A segunda matéria submetida ao leitor diz respeito à natureza de portaria ministerial e à competência funcional de ministro de Estado. Portaria é simples instrução interna destinada à “orientação, coordenação e supervisão dos órgãos e entidades da administração federal na área de sua competência”. Destina-se a “expedir instruções para a execução das leis, decretos e regulamentos” (Constituição, artigo 87). Ministro de Estado não cria, modifica ou revoga lei. Deve obedecer-lhe e exigir dos subordinados que obedeçam a ela.
 
No âmbito do extinto Ministério do Trabalho encontraremos portarias com pretensões de ser geradoras de direitos e obrigações. As origens remontam ao regime militar, época em que era comum desconhecer o princípio da legalidade. 
 
Conceder estabilidade depende de lei específica. Não basta mera portaria interna, em que a inclusão ou exclusão de determinada doença depende de decisão aleatória, tomada no recesso do gabinete por ministro de Estado, seja da Saúde, da Economia ou do Trabalho.
 
Em 8/9 o Estado publicou editorial com o título Portaria desumana.

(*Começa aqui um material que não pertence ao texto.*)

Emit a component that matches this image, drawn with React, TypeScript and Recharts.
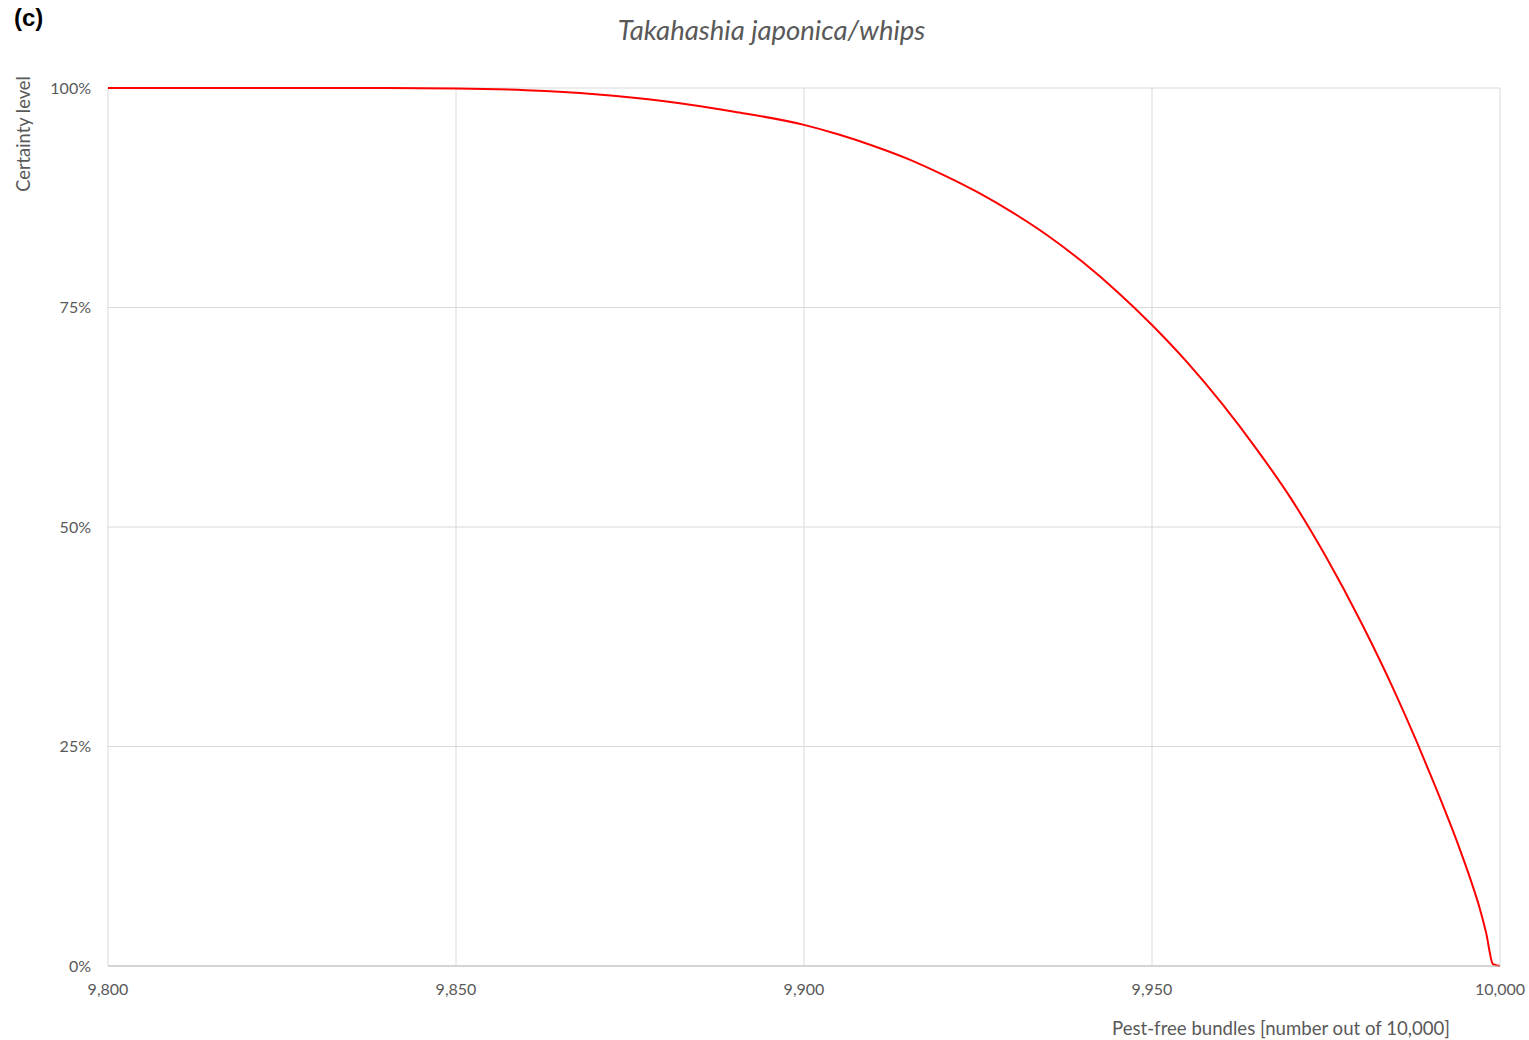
import { LineChart, Line, XAxis, YAxis, CartesianGrid } from 'recharts'

const bundles = [9800, 9810, 9820, 9830, 9840, 9850, 9860, 9870, 9880, 9890, 9900, 9905, 9910, 9915, 9920, 9925, 9930, 9935, 9940, 9945, 9950, 9955, 9960, 9965, 9970, 9975, 9980, 9985, 9988, 9990, 9992, 9994, 9995, 9996, 9997, 9998, 9999, 10000]
const certainty = [1.0, 1.0, 1.0, 1.0, 1.0, 0.9995, 0.9975, 0.993, 0.985, 0.973, 0.958, 0.947, 0.934, 0.919, 0.901, 0.881, 0.858, 0.832, 0.802, 0.768, 0.73, 0.688, 0.641, 0.589, 0.532, 0.466, 0.392, 0.31, 0.256, 0.218, 0.179, 0.138, 0.116, 0.093, 0.068, 0.038, 0.002, 0]
const xTicks = [9800, 9850, 9900, 9950, 10000]
const yTicks = [0, 0.25, 0.5, 0.75, 1]

const data = bundles.map((b, i) => ({ x: b, y: certainty[i] }))

const font = 'Lato, "Open Sans", sans-serif'
const grey = '#595959'

export default function App() {
  return (
    <div style={{ position: 'absolute', left: 0, top: 0, width: 1529, height: 1040, background: '#fff', fontFamily: font }}>
      <div style={{ position: 'absolute', left: 14, top: 4, fontFamily: '"Liberation Sans", Arial, sans-serif', fontWeight: 'bold', fontSize: 24, color: '#000' }}>(c)</div>
      <div style={{ position: 'absolute', left: 0, width: 1543, top: 13, textAlign: 'center', fontStyle: 'italic', fontSize: 27.5, color: grey }}>
        Takahashia japonica/whips
      </div>
      <div style={{ position: 'absolute', left: 1112, top: 1017, fontSize: 18.6, color: grey, whiteSpace: 'nowrap' }}>
        Pest-free bundles [number out of 10,000]
      </div>
      <div style={{ position: 'absolute', left: 23, top: 134, transform: 'translate(-50%, -50%) rotate(-90deg)', fontSize: 18.3, color: grey, whiteSpace: 'nowrap' }}>
        Certainty level
      </div>
      <LineChart width={1529} height={1040} data={data} margin={{ top: 88, right: 29, bottom: 0, left: 0 }}>
        <CartesianGrid stroke="#d9d9d9" />
        <XAxis
          dataKey="x"
          type="number"
          domain={[9800, 10000]}
          ticks={xTicks}
          tickFormatter={(v: number) => v.toLocaleString('en-US')}
          tickLine={false}
          tickSize={0}
          tickMargin={18}
          height={74}
          stroke="#bfbfbf"
          tick={{ fill: grey, fontSize: 16, fontFamily: font }}
        />
        <YAxis
          type="number"
          domain={[0, 1]}
          ticks={yTicks}
          tickFormatter={(v: number) => `${Math.round(v * 100)}%`}
          axisLine={false}
          tickLine={false}
          tickSize={0}
          tickMargin={17}
          width={108}
          tick={{ fill: grey, fontSize: 16, fontFamily: font }}
        />
        <Line type="monotone" dataKey="y" stroke="#ff0000" strokeWidth={2} dot={false} isAnimationActive={false} />
      </LineChart>
    </div>
  )
}
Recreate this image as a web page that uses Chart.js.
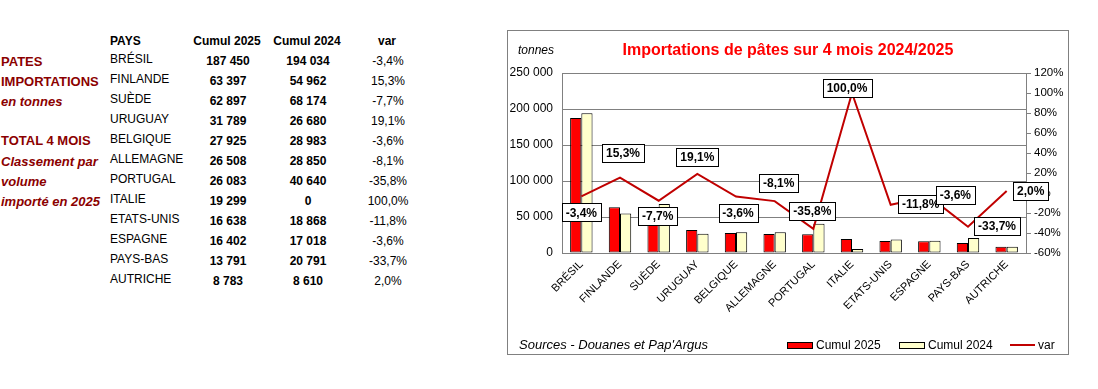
<!DOCTYPE html>
<html>
<head>
<meta charset="utf-8">
<script src="https://cdn.jsdelivr.net/npm/chart.js@4.4.1/dist/chart.umd.min.js"></script>
<style>
  body { margin: 0; background: #fff; font-family: "Liberation Sans", Arial, sans-serif; }
  #page { position: relative; width: 1098px; height: 389px; overflow: hidden; }
  .t { position: absolute; white-space: nowrap; line-height: 16px; height: 16px; font-size: 12px; color: #000; }
  .b { font-weight: bold; }
  .it { font-style: italic; }
  .c { transform: translateX(-50%); }
  .side { color: #8b0000; font-weight: bold; font-size: 13px; }
  #box { position: absolute; left: 507px; top: 30px; width: 562px; height: 325px; border: 1px solid #808080; box-sizing: border-box; }
  #box canvas { position: absolute; left: 0; top: 0; }
  .sw { position: absolute; height: 7px; border: 1px solid #000; box-sizing: border-box; }
</style>
</head>
<body>
<div id="page">
  <div id="table"></div>
  <div id="box">
    <canvas id="importChart" width="560" height="323"></canvas>
    <div class="t it" style="left:10px;top:11px;font-size:12px;">tonnes</div>
    <div class="t b c" style="left:280px;top:9px;font-size:16px;height:20px;line-height:20px;color:#ff0000;">Importations de pâtes sur 4 mois 2024/2025</div>
    <div class="t it" style="left:11px;top:306px;font-size:13px;">Sources - Douanes et Pap'Argus</div>
    <div class="sw" style="left:279px;top:311px;width:26px;background:#ff0000;"></div>
    <div class="t" style="left:308px;top:306px;">Cumul 2025</div>
    <div class="sw" style="left:391px;top:311px;width:26px;background:#ffffcc;"></div>
    <div class="t" style="left:420px;top:306px;">Cumul 2024</div>
    <div style="position:absolute;left:502px;top:313px;width:25px;height:2px;background:#c00000;"></div>
    <div class="t" style="left:530px;top:306px;">var</div>
  </div>
</div>
<script>
var pays = ['BRÉSIL', 'FINLANDE', 'SUÈDE', 'URUGUAY', 'BELGIQUE', 'ALLEMAGNE', 'PORTUGAL', 'ITALIE', 'ETATS-UNIS', 'ESPAGNE', 'PAYS-BAS', 'AUTRICHE'];
var cumul2025 = [187450, 63397, 62897, 31789, 27925, 26508, 26083, 19299, 16638, 16402, 13791, 8783];
var cumul2024 = [194034, 54962, 68174, 26680, 28983, 28850, 40640, 0, 18868, 17018, 20791, 8610];
var variation = [-3.4, 15.3, -7.7, 19.1, -3.6, -8.1, -35.8, 100.0, -11.8, -3.6, -33.7, 2.0];
var tonnesTicks = [0, 50000, 100000, 150000, 200000, 250000];
var pctTicks = [-60, -40, -20, 0, 20, 40, 60, 80, 100, 120];
var sideLines = ['PATES', 'IMPORTATIONS', 'en tonnes', '', 'TOTAL 4 MOIS', 'Classement par', 'volume', 'importé en 2025'];

var FONT = '"Liberation Sans", Arial, sans-serif';

function fmtNum(n) { return String(n).replace(/\B(?=(\d{3})+(?!\d))/g, ' '); }
function fmtPct(v) { return v.toFixed(1).replace('.', ',') + '%'; }

/* left-hand table */
(function() {
  var html = '';
  function cell(txt, x, yc, cls) {
    html += '<div class="t ' + cls + '" style="left:' + x + 'px;top:' + (yc - 8) + 'px;">' + txt + '</div>';
  }
  var sideY = [61.7, 81.7, 101.7, 0, 141, 161.7, 181.7, 201.7];
  sideLines.forEach(function(s, i) {
    if (!s) return;
    cell(s, 1, sideY[i], 'side' + (i === 2 || i > 4 ? ' it' : ''));
  });
  cell('PAYS', 110, 40.5, 'b');
  cell('Cumul 2025', 227, 40.5, 'b c');
  cell('Cumul 2024', 307, 40.5, 'b c');
  cell('var', 387, 40.5, 'b c');
  pays.forEach(function(p, i) {
    cell(p, 110, 58.5 + 20 * i, '');
    cell(fmtNum(cumul2025[i]), 228, 60.5 + 20 * i, 'b c');
    cell(fmtNum(cumul2024[i]), 308, 60.5 + 20 * i, 'b c');
    cell(fmtPct(variation[i]), 388, 60.5 + 20 * i, 'c');
  });
  document.getElementById('table').innerHTML = html;
})();

/* Plugin: boxed value labels on the var line */
var varLabelsPlugin = {
  id: 'varLabels',
  afterDatasetsDraw: function(chart, args, opts) {
    var meta = chart.getDatasetMeta(2);
    var c = chart.ctx;
    c.save();
    c.font = 'bold 12px ' + FONT;
    c.textAlign = 'center';
    c.textBaseline = 'middle';
    meta.data.forEach(function(pt, i) {
      var txt = fmtPct(variation[i]);
      var off = opts.offsets[i];
      var x = pt.x + off[0], y = pt.y + off[1];
      var w = Math.round(c.measureText(txt).width) + 8, h = 18;
      var bx = Math.round(x - w / 2) + 0.5, by = Math.round(y - h / 2) + 0.5;
      c.fillStyle = '#fff';
      c.fillRect(bx, by, w, h);
      c.strokeStyle = '#000';
      c.lineWidth = 1;
      c.strokeRect(bx, by, w, h);
      c.fillStyle = '#000';
      c.fillText(txt, x, y + 1);
    });
    c.restore();
  }
};

var ctx = document.getElementById('importChart');
new Chart(ctx, {
  type: 'bar',
  data: {
    labels: pays,
    datasets: [
      { label: 'Cumul 2025', data: cumul2025, backgroundColor: '#ff0000', borderColor: '#000', borderWidth: 1, borderSkipped: false, yAxisID: 'y', order: 1 },
      { label: 'Cumul 2024', data: cumul2024, backgroundColor: '#ffffcc', borderColor: '#000', borderWidth: 1, borderSkipped: false, minBarLength: 4, yAxisID: 'y', order: 1 },
      { type: 'line', label: 'var', data: variation, borderColor: '#c00000', borderWidth: 2, pointRadius: 0, tension: 0, fill: false, yAxisID: 'y1', order: 0 }
    ]
  },
  options: {
    responsive: false,
    animation: false,
    events: [],
    categoryPercentage: 0.58,
    barPercentage: 1.0,
    layout: { padding: { top: 42, left: 0, right: 0, bottom: 0 } },
    plugins: {
      legend: { display: false },
      title: { display: false },
      tooltip: { enabled: false },
      varLabels: {
        offsets: [[0, 16], [3, -25], [-1, 15], [0, -17], [2, 16], [4, -18], [-1, -18], [-5, -5], [30, -1], [26, -2], [29, -1], [24, 0]]
      }
    },
    scales: {
      x: {
        grid: { display: false, drawTicks: false },
        border: { display: true, color: '#808080', width: 1 },
        ticks: { color: '#000', font: { size: 11, family: FONT }, minRotation: 45, maxRotation: 45, autoSkip: false, padding: 5 },
        afterFit: function(axis) { axis.height = 101; }
      },
      y: {
        position: 'left',
        min: tonnesTicks[0],
        max: tonnesTicks[tonnesTicks.length - 1],
        grid: { color: '#808080', lineWidth: 1, drawTicks: false },
        border: { display: true, color: '#808080', width: 1 },
        ticks: { stepSize: tonnesTicks[1] - tonnesTicks[0], color: '#000', font: { size: 12, family: FONT }, padding: 9, callback: function(v) { return fmtNum(v); } },
        afterFit: function(axis) { axis.width = 54; }
      },
      y1: {
        position: 'right',
        min: pctTicks[0],
        max: pctTicks[pctTicks.length - 1],
        grid: { drawOnChartArea: false, color: '#808080', tickLength: 5 },
        border: { display: true, color: '#808080', width: 1 },
        ticks: { stepSize: pctTicks[1] - pctTicks[0], color: '#000', font: { size: 11.5, family: FONT }, padding: 3, callback: function(v) { return v + '%'; } },
        afterFit: function(axis) { axis.width = 42; }
      }
    }
  },
  plugins: [varLabelsPlugin]
});
</script>
</body>
</html>
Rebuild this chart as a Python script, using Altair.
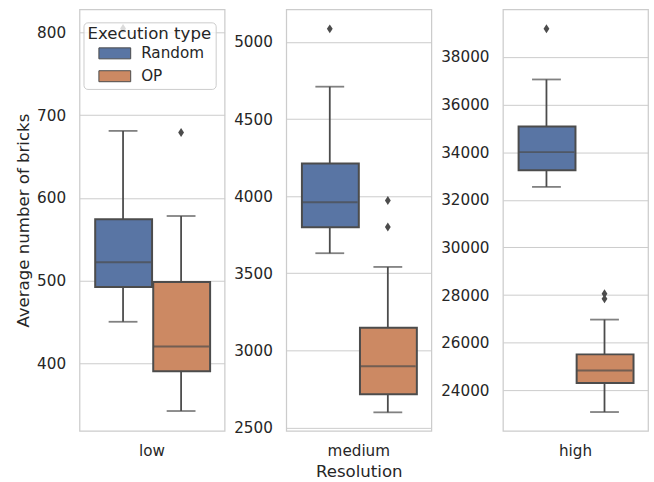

Ali está escrito que para se manifestar contra dispositivos do Código Penal o presidente Jair Bolsonaro, mediante portaria baixada pelo ministro interino da Saúde, general Eduardo Pazuello, “criou uma aberração jurídica”. Outras aberrações com formato de portaria existem às dezenas no âmbito do Ministério da Economia sob o título de Normas Regulamentadoras relativas à Segurança e Medicina do Trabalho.
 
A Portaria 2.308 foi revogada com a rapidez da aprovação. Menos mal. Espera-se que outras, tão aberrantes quanto ela e a Portaria n.º 2.208, a que se refere o editorial do Estado, tenham idêntico destino, para preservação do princípio da legalidade, essencial ao Estado Democrático de Direito.
 
*Almir Pazzianotto Pinto, advogado, ex-ministro do Trabalho e ex-presidente do Tribunal Superior do Trabalho. É autor de "A Falsa República".